- _EXERCISE GOAL_:
Restate the whole of the material. Keep every word, and drop the pictures.

- _DATA EXCERPT_:

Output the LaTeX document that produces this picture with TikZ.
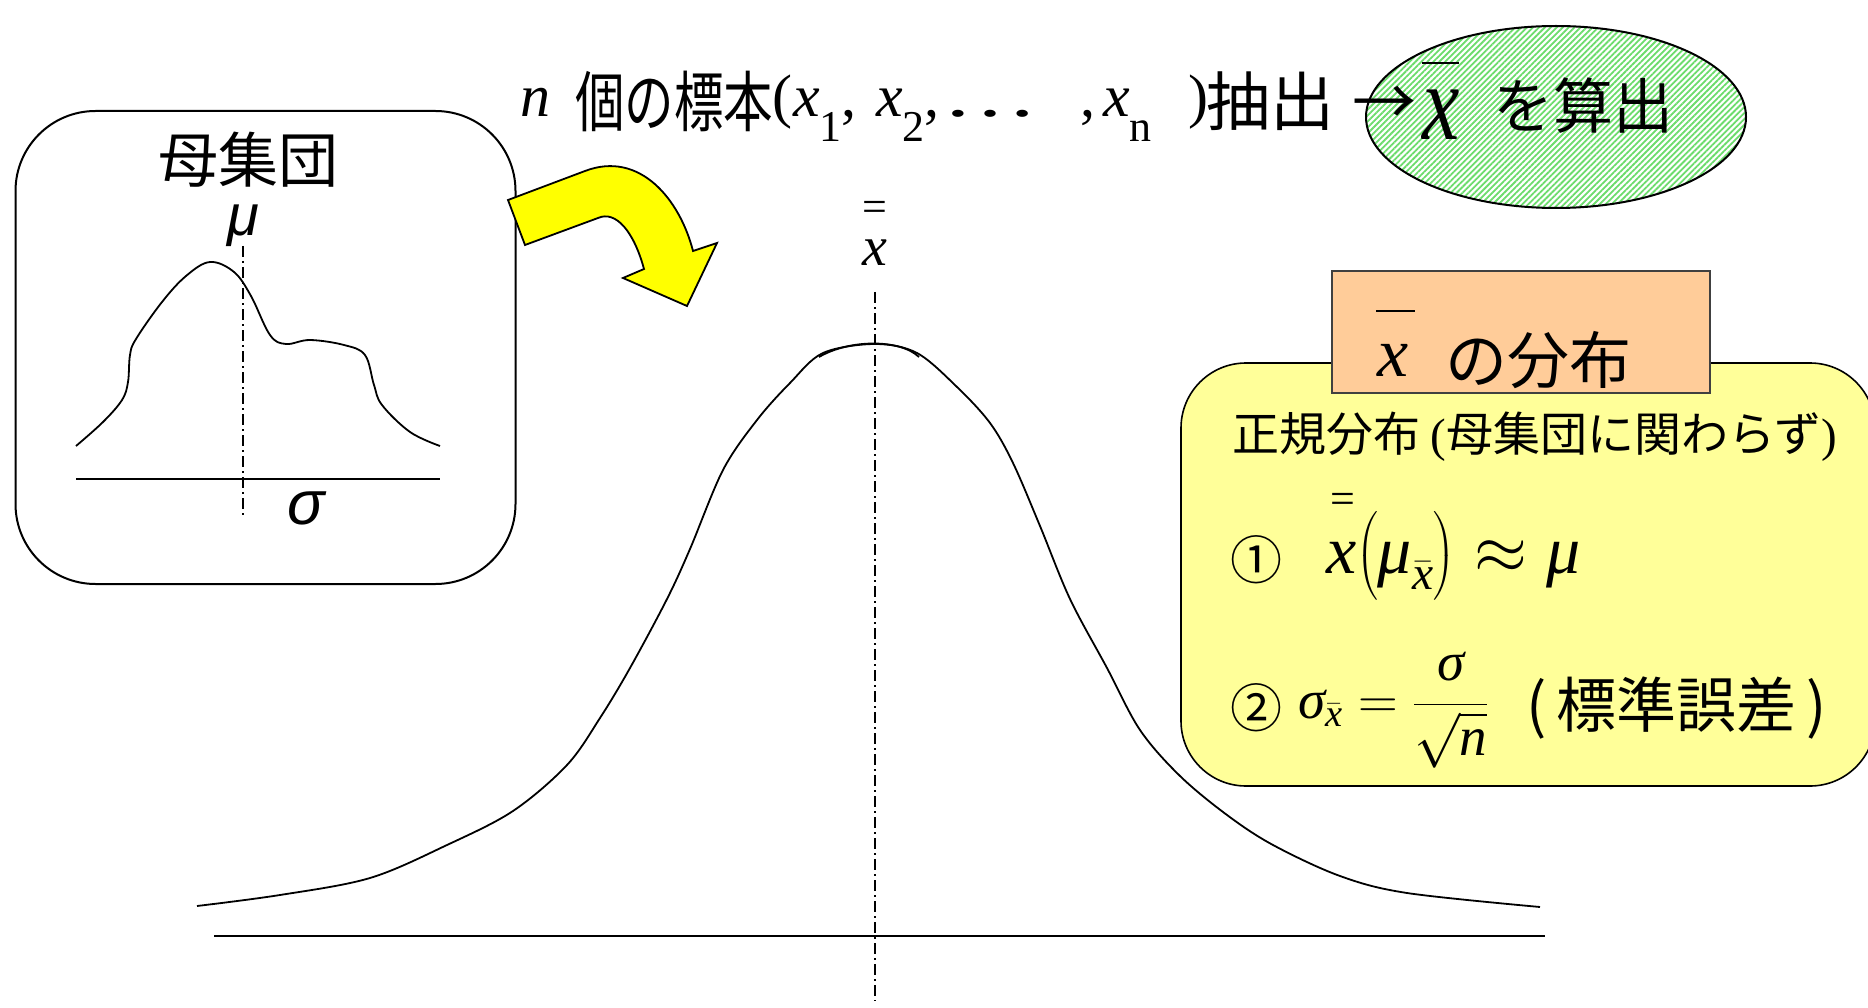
\RequirePackage{fix-cm}
\documentclass[tikz,border=0pt]{standalone}
\usepackage{amsmath}
\usepackage{graphicx}
\usepackage{fontspec}
\setmainfont{Liberation Serif}
\newfontfamily\jp{Noto Sans CJK JP}
\newfontfamily\jpc[FakeStretch=0.75]{Noto Sans CJK JP}
\newfontfamily\gr{Liberation Sans}
\usetikzlibrary{
  patterns.meta,
  positioning,
  shapes.geometric
}
\definecolor{arrowyellow}{HTML}{FFFF00}
\definecolor{notefill}{HTML}{FFFF99}
\definecolor{headfill}{HTML}{FFCC99}
\definecolor{stripe}{HTML}{6CDC6C}
\definecolor{frame}{HTML}{404040}
\newcommand{\fs}[1]{\fontsize{#1}{#1}\selectfont}
\newcommand{\sub}[1]{\raisebox{-25pt}{\fs{44}#1}}
\tikzset{
  popbox/.style={
    draw,
    line width=2pt,
    rounded corners=80pt,
    minimum width=500pt,
    minimum height=473pt
  },
  notebox/.style={
    draw,
    line width=1.6pt,
    fill=notefill,
    rounded corners=65pt,
    minimum width=694pt,
    minimum height=423pt
  },
  headbox/.style={
    draw=frame,
    line width=1.6pt,
    fill=headfill,
    minimum width=378pt,
    minimum height=122pt
  },
  calcoval/.style={
    ellipse,
    draw,
    line width=2pt,
    preaction={fill=white},
    pattern={Lines[angle=45, distance=4.2pt, line width=1.8pt]},
    pattern color=stripe,
    minimum width=380pt,
    minimum height=182pt
  },
  curve/.style={line width=1.8pt, line join=round},
  axis/.style={line width=2pt},
  centre/.style={line width=1.6pt, dash pattern=on 11pt off 4pt on 2pt off 4pt},
  bigarrow/.style={draw, line width=1.8pt, fill=arrowyellow},
  txt/.style={inner sep=0pt, outer sep=0pt},
  title/.style={txt, anchor=base west, font=\fs{60}}
}

\begin{document}
\begin{tikzpicture}[x=1pt, y=-1pt]
  \useasboundingbox (0,0) rectangle (1868,1008);

  % population box
  \node[popbox] (pop) at (265.5,347.5) {};
  \node[txt, font=\jp\fs{60}] (poptitle) at (248,160) {母集団};
  \node[txt, font=\gr\itshape\fs{58}] (popmu) at (243,226) {μ};
  \node[txt, font=\gr\itshape\fs{62}] (popsigma) at (306,508) {σ};
  \draw[centre] (243,246) -- (243,518);
  \draw[axis] (76,479) -- (440,479);
  \draw[curve] plot[smooth, tension=0.6] coordinates {
    (76,446) (103,422) (122,400) (128,382) (130,355) (136,339) (162,302)
    (186,276) (210,262) (234,272) (251,296) (270,335) (286,344) (310,340)
    (344,345) (365,355) (374,385) (382,405) (410,432) (440,446)};

  % sampling arrow
  \draw[bigarrow] (508,200) -- (585,171) .. controls (640,150) and (680,200) .. (693,251)
    -- (717,243) -- (687,306) -- (623,278) -- (644,269)
    .. controls (634,232) and (616,210) .. (598,218) -- (525,245) -- cycle;

  % sample mean
  \node[calcoval] (calc) at (1556,117) {};
  \node[title] (tn) at (520,117) {\itshape n};
  \node[txt, font=\jpc\fs{66}] (tsample) at (674,101) {個の標本};
  \node[title] (topen) at (772,117) {(};
  \node[title] (tx1) at (793,117) {\textit{x}\sub{1},};
  \node[title] (tx2) at (876,117) {\textit{x}\sub{2},};
  \node[title, anchor=base] (tdots) at (990,117) {\scalebox{1.6}[1]{…}};
  \node[title] (tcomma) at (1080,117) {,};
  \node[title] (txn) at (1103,117) {\textit{x}\sub{n}};
  \node[title] (tclose) at (1188,117) {)};
  \node[txt, font=\jp\fs{64}] (tdraw) at (1270,101) {抽出};
  \node[txt, font=\jp\fs{64}] (tto) at (1384,106) {→};
  \node[txt, font=\fs{80}] (calcx) at (1441,115) {\scalebox{1.05}[1.35]{\itshape x}};
  \node[txt] (calcbar) at (1440,63) {\rule{37pt}{2.5pt}};
  \node[txt, font=\jp\fs{60}] (calctxt) at (1583,106) {を算出};

  % distribution of the mean
  \draw[curve] plot[smooth, tension=0.55] coordinates {
    (197,906) (280,895) (370,878) (447,845) (513,811) (567,765) (600,718)
    (630,668) (667,599) (690,549) (723,470) (757,420) (790,383) (823,353)
    (875,344) (917,353) (957,387) (990,423) (1013,463) (1040,526) (1070,599)
    (1107,668) (1140,730) (1180,776) (1227,815) (1273,845) (1340,876)
    (1407,893) (1540,907)};
  \draw[curve] (819,357) .. controls (850,339) and (900,339) .. (919,357);
  \draw[axis] (214,936) -- (1545,936);
  \draw[centre] (875,292) -- (875,1001);
  \node[txt, font=\fs{44}] (meanbar) at (875,211) {=};
  \node[txt, font=\itshape\fs{56}] (meanx) at (875,252.5) {x};

  % note
  \node[notebox] (note) at (1528,574.5) {};
  \node[headbox] (head) at (1521,332) {};
  \node[txt, font=\itshape\fs{70}] (headx) at (1393,360) {x};
  \node[txt] (headbar) at (1395.5,311) {\rule{39pt}{2.5pt}};
  \node[txt, font=\jp\fs{62}] (headtxt) at (1538,360) {の分布};
  \node[txt, anchor=west, font=\jp\fs{47}] (normal) at (1232,437)
    {正規分布 {\rmfamily(}母集団に関わらず{\rmfamily)}};
  \node[txt, font=\jp\fs{52}] (one) at (1256,560) {①};
  \node[txt, anchor=base west, font=\fs{68}] (eqone) at (1326,573)
    {$\text{\itshape x}\big(\text{\itshape μ}_{\bar{\text{\itshape x}}}\big)\approx\text{\itshape μ}$};
  \node[txt, font=\fs{44}] (eqonebar) at (1343,503) {=};
  \node[txt, font=\jp\fs{52}] (two) at (1256,708) {②};
  \node[txt, anchor=base west, font=\fs{55}] (eqtwo) at (1298,718)
    {$\text{\itshape σ}_{\bar{\text{\itshape x}}}=\dfrac{\text{\itshape σ}}{\sqrt{\text{\itshape n}}}$};
  \node[txt, font=\jp\fs{60}] (stderr) at (1677,708) {(\,標準誤差\,)};
\end{tikzpicture}
\end{document}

- _RESULT OF THIS TASK_:
Output the LaTeX document that produces this picture with TikZ.
\RequirePackage{fix-cm}
\documentclass[tikz,border=0pt]{standalone}
\usepackage{amsmath}
\usepackage{graphicx}
\usepackage{fontspec}
\setmainfont{Liberation Serif}
\newfontfamily\jp{Noto Sans CJK JP}
\newfontfamily\jpc[FakeStretch=0.75]{Noto Sans CJK JP}
\newfontfamily\gr{Liberation Sans}
\usetikzlibrary{
  patterns.meta,
  positioning,
  shapes.geometric
}
\definecolor{arrowyellow}{HTML}{FFFF00}
\definecolor{notefill}{HTML}{FFFF99}
\definecolor{headfill}{HTML}{FFCC99}
\definecolor{stripe}{HTML}{6CDC6C}
\definecolor{frame}{HTML}{404040}
\newcommand{\fs}[1]{\fontsize{#1}{#1}\selectfont}
\newcommand{\sub}[1]{\raisebox{-25pt}{\fs{44}#1}}
\tikzset{
  popbox/.style={
    draw,
    line width=2pt,
    rounded corners=80pt,
    minimum width=500pt,
    minimum height=473pt
  },
  notebox/.style={
    draw,
    line width=1.6pt,
    fill=notefill,
    rounded corners=65pt,
    minimum width=694pt,
    minimum height=423pt
  },
  headbox/.style={
    draw=frame,
    line width=1.6pt,
    fill=headfill,
    minimum width=378pt,
    minimum height=122pt
  },
  calcoval/.style={
    ellipse,
    draw,
    line width=2pt,
    preaction={fill=white},
    pattern={Lines[angle=45, distance=4.2pt, line width=1.8pt]},
    pattern color=stripe,
    minimum width=380pt,
    minimum height=182pt
  },
  curve/.style={line width=1.8pt, line join=round},
  axis/.style={line width=2pt},
  centre/.style={line width=1.6pt, dash pattern=on 11pt off 4pt on 2pt off 4pt},
  bigarrow/.style={draw, line width=1.8pt, fill=arrowyellow},
  txt/.style={inner sep=0pt, outer sep=0pt},
  title/.style={txt, anchor=base west, font=\fs{60}}
}

\begin{document}
\begin{tikzpicture}[x=1pt, y=-1pt]
  \useasboundingbox (0,0) rectangle (1868,1008);

  % population box
  \node[popbox] (pop) at (265.5,347.5) {};
  \node[txt, font=\jp\fs{60}] (poptitle) at (248,160) {母集団};
  \node[txt, font=\gr\itshape\fs{58}] (popmu) at (243,226) {μ};
  \node[txt, font=\gr\itshape\fs{62}] (popsigma) at (306,508) {σ};
  \draw[centre] (243,246) -- (243,518);
  \draw[axis] (76,479) -- (440,479);
  \draw[curve] plot[smooth, tension=0.6] coordinates {
    (76,446) (103,422) (122,400) (128,382) (130,355) (136,339) (162,302)
    (186,276) (210,262) (234,272) (251,296) (270,335) (286,344) (310,340)
    (344,345) (365,355) (374,385) (382,405) (410,432) (440,446)};

  % sampling arrow
  \draw[bigarrow] (508,200) -- (585,171) .. controls (640,150) and (680,200) .. (693,251)
    -- (717,243) -- (687,306) -- (623,278) -- (644,269)
    .. controls (634,232) and (616,210) .. (598,218) -- (525,245) -- cycle;

  % sample mean
  \node[calcoval] (calc) at (1556,117) {};
  \node[title] (tn) at (520,117) {\itshape n};
  \node[txt, font=\jpc\fs{66}] (tsample) at (674,101) {個の標本};
  \node[title] (topen) at (772,117) {(};
  \node[title] (tx1) at (793,117) {\textit{x}\sub{1},};
  \node[title] (tx2) at (876,117) {\textit{x}\sub{2},};
  \node[title, anchor=base] (tdots) at (990,117) {\scalebox{1.6}[1]{…}};
  \node[title] (tcomma) at (1080,117) {,};
  \node[title] (txn) at (1103,117) {\textit{x}\sub{n}};
  \node[title] (tclose) at (1188,117) {)};
  \node[txt, font=\jp\fs{64}] (tdraw) at (1270,101) {抽出};
  \node[txt, font=\jp\fs{64}] (tto) at (1384,106) {→};
  \node[txt, font=\fs{80}] (calcx) at (1441,115) {\scalebox{1.05}[1.35]{\itshape x}};
  \node[txt] (calcbar) at (1440,63) {\rule{37pt}{2.5pt}};
  \node[txt, font=\jp\fs{60}] (calctxt) at (1583,106) {を算出};

  % distribution of the mean
  \draw[curve] plot[smooth, tension=0.55] coordinates {
    (197,906) (280,895) (370,878) (447,845) (513,811) (567,765) (600,718)
    (630,668) (667,599) (690,549) (723,470) (757,420) (790,383) (823,353)
    (875,344) (917,353) (957,387) (990,423) (1013,463) (1040,526) (1070,599)
    (1107,668) (1140,730) (1180,776) (1227,815) (1273,845) (1340,876)
    (1407,893) (1540,907)};
  \draw[curve] (819,357) .. controls (850,339) and (900,339) .. (919,357);
  \draw[axis] (214,936) -- (1545,936);
  \draw[centre] (875,292) -- (875,1001);
  \node[txt, font=\fs{44}] (meanbar) at (875,211) {=};
  \node[txt, font=\itshape\fs{56}] (meanx) at (875,252.5) {x};

  % note
  \node[notebox] (note) at (1528,574.5) {};
  \node[headbox] (head) at (1521,332) {};
  \node[txt, font=\itshape\fs{70}] (headx) at (1393,360) {x};
  \node[txt] (headbar) at (1395.5,311) {\rule{39pt}{2.5pt}};
  \node[txt, font=\jp\fs{62}] (headtxt) at (1538,360) {の分布};
  \node[txt, anchor=west, font=\jp\fs{47}] (normal) at (1232,437)
    {正規分布 {\rmfamily(}母集団に関わらず{\rmfamily)}};
  \node[txt, font=\jp\fs{52}] (one) at (1256,560) {①};
  \node[txt, anchor=base west, font=\fs{68}] (eqone) at (1326,573)
    {$\text{\itshape x}\big(\text{\itshape μ}_{\bar{\text{\itshape x}}}\big)\approx\text{\itshape μ}$};
  \node[txt, font=\fs{44}] (eqonebar) at (1343,503) {=};
  \node[txt, font=\jp\fs{52}] (two) at (1256,708) {②};
  \node[txt, anchor=base west, font=\fs{55}] (eqtwo) at (1298,718)
    {$\text{\itshape σ}_{\bar{\text{\itshape x}}}=\dfrac{\text{\itshape σ}}{\sqrt{\text{\itshape n}}}$};
  \node[txt, font=\jp\fs{60}] (stderr) at (1677,708) {(\,標準誤差\,)};
\end{tikzpicture}
\end{document}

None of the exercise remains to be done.